I have not only limited my research to the manuscripts of heroic stories but also other sources such as cönks (vertical anthologies), memoirs (hatırat), and miscellanies (mecmuas), to discuss the transformation of Ottoman popular literature by the eighteenth century. In May, I am preparing to present a paper entitled “18th Century Self-Narratives in the Miscellanies of Connoisseurship: Dâyezâde Mustafa, Süleyman Fâik and Saraybosnalı Molla Mustafa.” In this paper, I argue that—due to the new social and cultural environment and the diversification of types of literacy—a new type of miscellany developed in the eighteenth century which is characterized by the use of daily content, vernacular language, and social bonding between authors and audiences. Among the books I reviewed this year, Istanbul-Kushta-Constantinople: Narratives of Identity in the Ottoman Capital, 1830–1930 was also on the diversity of identities and cosmopolitanism in the late Ottoman period through personal narratives of the time.[1] Two other reviews I wrote were 1) on the archival sources of Ottoman literature by İsmail E. Erünsal and 2) on the interrelationship between the manuscript and print cultures in world literature.[2]

I also prioritized presenting my doctoral and current studies to general and semi-academic audiences. The History Club of Koç University invited me to the Sarıyer campus with an interest in my doctoral study. The undergrad students of Doğuş University were also enthusiastic about my study, especially the social profiles of readers and the audiences of heroic stories, during my presentation entitled “Reading (Kıraat) Notes as Sources for Ottoman Social History.” I will also present some outcomes of my dissertation project at the Center for the Study of Manuscript Culture (CSMC) at Hamburg University in June, which is the institution that has awarded me with the J.P. Gumbert Award.

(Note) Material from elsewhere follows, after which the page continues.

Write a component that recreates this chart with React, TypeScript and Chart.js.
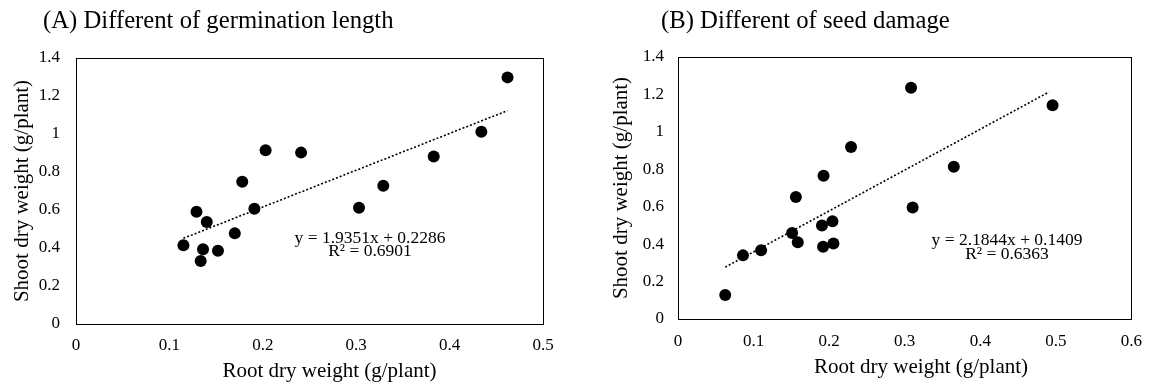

The academic and supportive environment of ANAMED helped me to improve my previous research and embark on new projects. As a non-residential fellow commuting between Üsküdar and Taksim and as a mother of two children, I cannot overstate the impact of ANAMED’s support that inspired and motivated me to make significant scholarly strides on converting my dissertation into my first monograph, as well as the listed secondary projects.

[1] Christoph Herzog and Richard Wittmann, eds., Istanbul-Kushta-Constantinople: Narratives of Identity in the Ottoman Capital, 1830-1930 (New York: Taylor & Francis, 2019).

[2]  İsmail E. Erünsal, Arşiv Kayıtları, Yazma Eserler ve Kayıp Metinler: Edebiyat Tarihi Yazıları (İstanbul: Timaş Tarih, 2024); Scott Reese, ed., Manuscript and Print in the Islamic Tradition (Berlin: De Gruyter, 2022).